→ What the task asks
Locate all lines with the word "picture" and copy them out.

┄┄┄┄┄┄┄┄┄┄┄┄┄┄┄┄┄┄┄┄

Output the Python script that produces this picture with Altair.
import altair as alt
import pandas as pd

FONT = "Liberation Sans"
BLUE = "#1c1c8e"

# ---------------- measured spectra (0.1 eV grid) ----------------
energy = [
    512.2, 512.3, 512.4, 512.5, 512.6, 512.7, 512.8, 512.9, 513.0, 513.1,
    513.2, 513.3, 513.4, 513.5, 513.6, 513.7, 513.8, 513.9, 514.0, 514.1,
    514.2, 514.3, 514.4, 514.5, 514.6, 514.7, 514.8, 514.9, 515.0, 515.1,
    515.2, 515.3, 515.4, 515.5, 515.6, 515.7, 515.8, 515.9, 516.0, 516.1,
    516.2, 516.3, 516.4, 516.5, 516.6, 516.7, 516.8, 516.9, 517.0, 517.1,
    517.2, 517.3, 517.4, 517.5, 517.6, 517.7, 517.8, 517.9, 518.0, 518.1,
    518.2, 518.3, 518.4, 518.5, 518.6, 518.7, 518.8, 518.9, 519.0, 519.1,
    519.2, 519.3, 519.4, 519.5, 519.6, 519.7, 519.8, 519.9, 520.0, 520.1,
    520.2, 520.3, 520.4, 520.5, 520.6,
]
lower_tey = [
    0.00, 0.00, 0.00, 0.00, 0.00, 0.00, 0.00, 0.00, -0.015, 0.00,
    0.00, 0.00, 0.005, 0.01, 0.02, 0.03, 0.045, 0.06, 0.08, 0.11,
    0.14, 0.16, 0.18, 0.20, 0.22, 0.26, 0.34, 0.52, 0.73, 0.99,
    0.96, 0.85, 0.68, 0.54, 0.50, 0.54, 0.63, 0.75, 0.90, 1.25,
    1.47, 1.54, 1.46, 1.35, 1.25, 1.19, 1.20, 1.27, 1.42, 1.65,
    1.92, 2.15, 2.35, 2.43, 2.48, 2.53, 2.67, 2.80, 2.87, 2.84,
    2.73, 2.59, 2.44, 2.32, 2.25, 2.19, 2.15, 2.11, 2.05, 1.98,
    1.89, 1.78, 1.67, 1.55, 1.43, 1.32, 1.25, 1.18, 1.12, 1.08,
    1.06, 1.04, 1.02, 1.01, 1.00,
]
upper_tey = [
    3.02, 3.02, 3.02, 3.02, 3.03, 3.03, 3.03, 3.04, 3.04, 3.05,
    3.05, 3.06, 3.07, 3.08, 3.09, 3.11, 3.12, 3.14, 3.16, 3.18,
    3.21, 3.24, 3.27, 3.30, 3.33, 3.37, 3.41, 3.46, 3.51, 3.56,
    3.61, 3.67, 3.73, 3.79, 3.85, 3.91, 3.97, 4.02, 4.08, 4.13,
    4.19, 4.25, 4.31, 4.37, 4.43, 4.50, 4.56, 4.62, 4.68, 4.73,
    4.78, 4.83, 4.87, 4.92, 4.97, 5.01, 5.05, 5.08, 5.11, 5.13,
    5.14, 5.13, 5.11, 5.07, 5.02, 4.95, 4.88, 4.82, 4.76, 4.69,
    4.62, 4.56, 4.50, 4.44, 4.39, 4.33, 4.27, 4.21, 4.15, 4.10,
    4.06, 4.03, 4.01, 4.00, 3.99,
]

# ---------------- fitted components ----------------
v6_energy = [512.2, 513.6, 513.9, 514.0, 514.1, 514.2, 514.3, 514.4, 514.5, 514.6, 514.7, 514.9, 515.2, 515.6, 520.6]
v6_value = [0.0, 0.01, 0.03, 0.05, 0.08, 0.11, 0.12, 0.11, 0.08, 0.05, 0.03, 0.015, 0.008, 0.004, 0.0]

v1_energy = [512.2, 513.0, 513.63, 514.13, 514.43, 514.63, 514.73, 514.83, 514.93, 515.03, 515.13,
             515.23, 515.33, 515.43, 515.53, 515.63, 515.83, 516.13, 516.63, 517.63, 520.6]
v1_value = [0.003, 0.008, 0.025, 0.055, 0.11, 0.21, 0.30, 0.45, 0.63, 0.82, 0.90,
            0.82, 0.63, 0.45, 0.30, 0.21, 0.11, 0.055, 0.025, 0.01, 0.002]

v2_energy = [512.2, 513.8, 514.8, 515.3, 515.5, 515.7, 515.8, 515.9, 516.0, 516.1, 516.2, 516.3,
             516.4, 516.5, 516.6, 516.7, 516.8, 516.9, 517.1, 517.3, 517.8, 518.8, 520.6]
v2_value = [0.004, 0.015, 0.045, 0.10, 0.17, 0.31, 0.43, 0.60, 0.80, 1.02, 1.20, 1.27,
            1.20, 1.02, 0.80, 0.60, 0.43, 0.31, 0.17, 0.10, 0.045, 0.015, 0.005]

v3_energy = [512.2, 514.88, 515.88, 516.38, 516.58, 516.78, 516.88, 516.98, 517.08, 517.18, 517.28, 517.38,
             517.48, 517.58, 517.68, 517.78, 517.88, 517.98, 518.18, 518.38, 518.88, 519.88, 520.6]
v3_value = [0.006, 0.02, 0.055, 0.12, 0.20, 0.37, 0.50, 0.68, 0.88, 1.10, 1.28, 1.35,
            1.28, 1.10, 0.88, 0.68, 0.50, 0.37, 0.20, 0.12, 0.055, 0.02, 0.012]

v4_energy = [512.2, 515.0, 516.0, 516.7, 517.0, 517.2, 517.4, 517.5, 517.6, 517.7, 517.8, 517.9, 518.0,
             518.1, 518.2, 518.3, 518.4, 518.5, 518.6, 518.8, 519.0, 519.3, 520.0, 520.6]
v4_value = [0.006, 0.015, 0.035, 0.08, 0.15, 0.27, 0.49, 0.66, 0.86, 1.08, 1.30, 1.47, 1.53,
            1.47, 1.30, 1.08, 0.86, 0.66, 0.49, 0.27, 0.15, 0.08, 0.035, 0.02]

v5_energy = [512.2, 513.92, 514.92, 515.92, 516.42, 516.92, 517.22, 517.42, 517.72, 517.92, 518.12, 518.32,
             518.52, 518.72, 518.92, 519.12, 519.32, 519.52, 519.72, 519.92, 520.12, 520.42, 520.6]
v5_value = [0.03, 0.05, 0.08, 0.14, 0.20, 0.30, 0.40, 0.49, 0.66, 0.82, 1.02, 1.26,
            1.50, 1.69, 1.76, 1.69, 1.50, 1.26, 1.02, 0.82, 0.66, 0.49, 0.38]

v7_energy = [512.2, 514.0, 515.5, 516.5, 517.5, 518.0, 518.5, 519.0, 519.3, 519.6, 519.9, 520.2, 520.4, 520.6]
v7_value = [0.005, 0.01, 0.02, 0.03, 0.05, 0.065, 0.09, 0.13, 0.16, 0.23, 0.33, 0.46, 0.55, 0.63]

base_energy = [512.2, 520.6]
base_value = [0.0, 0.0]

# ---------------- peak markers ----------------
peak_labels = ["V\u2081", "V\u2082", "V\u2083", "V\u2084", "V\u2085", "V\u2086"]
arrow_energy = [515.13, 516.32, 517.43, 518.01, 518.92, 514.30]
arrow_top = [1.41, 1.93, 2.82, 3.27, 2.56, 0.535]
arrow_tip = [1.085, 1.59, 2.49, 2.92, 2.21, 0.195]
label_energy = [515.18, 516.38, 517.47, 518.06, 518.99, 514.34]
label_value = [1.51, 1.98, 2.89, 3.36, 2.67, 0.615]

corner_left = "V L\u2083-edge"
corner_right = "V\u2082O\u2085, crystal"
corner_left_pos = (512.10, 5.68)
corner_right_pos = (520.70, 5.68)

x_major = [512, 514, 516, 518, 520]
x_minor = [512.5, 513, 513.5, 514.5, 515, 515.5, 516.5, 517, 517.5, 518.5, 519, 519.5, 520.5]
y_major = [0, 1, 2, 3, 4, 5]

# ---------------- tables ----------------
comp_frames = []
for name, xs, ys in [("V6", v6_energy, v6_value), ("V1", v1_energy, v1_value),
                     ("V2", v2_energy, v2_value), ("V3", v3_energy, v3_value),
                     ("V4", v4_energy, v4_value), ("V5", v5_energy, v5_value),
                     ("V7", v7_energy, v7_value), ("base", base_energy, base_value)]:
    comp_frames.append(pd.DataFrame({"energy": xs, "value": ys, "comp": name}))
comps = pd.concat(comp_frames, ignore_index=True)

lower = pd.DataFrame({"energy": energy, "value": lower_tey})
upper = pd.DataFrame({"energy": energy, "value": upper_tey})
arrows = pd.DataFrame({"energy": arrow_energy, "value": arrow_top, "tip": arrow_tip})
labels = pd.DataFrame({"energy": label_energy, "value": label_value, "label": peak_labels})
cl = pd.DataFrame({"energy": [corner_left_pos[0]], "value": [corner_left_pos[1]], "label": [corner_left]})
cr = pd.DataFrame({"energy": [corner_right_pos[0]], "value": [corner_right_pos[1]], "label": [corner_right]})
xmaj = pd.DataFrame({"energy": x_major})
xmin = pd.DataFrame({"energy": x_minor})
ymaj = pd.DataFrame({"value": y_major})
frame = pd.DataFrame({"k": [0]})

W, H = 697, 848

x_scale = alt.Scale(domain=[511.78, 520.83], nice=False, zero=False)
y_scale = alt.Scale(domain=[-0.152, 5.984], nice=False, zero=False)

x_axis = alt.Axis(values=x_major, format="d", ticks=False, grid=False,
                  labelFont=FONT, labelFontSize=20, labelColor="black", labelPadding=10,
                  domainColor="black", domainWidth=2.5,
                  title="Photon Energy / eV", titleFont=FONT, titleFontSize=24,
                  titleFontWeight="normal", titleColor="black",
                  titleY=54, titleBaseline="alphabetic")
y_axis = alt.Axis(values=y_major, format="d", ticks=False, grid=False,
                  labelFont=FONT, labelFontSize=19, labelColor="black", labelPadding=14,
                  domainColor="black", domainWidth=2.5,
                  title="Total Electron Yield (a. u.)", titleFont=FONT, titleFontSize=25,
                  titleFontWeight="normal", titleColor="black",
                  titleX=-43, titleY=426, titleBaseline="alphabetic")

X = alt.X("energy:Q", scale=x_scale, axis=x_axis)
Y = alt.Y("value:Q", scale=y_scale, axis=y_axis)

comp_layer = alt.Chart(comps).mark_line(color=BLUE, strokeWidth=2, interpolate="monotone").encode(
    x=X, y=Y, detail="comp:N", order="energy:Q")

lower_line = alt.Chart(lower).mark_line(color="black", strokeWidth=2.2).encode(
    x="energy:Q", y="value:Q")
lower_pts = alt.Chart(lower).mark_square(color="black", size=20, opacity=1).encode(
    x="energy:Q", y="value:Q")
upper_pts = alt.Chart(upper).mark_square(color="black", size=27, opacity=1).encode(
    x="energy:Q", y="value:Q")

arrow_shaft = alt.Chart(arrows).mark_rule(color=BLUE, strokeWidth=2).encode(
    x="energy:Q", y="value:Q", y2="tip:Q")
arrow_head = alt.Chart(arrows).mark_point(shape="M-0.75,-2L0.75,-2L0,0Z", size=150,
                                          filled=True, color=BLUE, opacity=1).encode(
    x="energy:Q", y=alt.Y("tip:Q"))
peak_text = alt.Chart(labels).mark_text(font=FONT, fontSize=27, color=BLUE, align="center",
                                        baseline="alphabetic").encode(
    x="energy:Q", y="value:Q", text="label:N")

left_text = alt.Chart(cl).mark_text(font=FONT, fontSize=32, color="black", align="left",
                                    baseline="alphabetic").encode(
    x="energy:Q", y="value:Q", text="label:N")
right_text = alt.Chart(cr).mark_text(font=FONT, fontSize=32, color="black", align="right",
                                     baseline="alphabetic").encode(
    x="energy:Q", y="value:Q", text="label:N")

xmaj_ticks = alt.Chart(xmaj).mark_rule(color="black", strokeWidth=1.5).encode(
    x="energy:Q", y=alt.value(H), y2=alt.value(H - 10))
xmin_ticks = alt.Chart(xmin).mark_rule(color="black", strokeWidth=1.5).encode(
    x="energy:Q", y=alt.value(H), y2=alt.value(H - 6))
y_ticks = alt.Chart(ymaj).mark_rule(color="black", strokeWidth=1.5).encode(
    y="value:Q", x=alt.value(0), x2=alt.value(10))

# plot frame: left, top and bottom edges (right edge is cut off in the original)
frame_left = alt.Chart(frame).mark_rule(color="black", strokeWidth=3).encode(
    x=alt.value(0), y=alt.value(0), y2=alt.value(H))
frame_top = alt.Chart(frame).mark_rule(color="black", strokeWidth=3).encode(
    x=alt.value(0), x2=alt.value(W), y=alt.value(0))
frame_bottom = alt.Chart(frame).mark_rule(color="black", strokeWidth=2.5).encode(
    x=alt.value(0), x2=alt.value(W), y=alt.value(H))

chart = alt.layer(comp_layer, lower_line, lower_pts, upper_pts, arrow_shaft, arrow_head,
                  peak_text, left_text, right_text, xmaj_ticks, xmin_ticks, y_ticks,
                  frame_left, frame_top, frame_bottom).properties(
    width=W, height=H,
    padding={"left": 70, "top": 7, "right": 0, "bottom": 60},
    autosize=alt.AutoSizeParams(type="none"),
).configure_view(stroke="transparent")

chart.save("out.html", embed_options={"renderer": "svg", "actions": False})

┄┄┄┄┄┄┄┄┄┄┄┄┄┄┄┄┄┄┄┄

→ Result for this task
Output the Python script that produces this picture with Altair.

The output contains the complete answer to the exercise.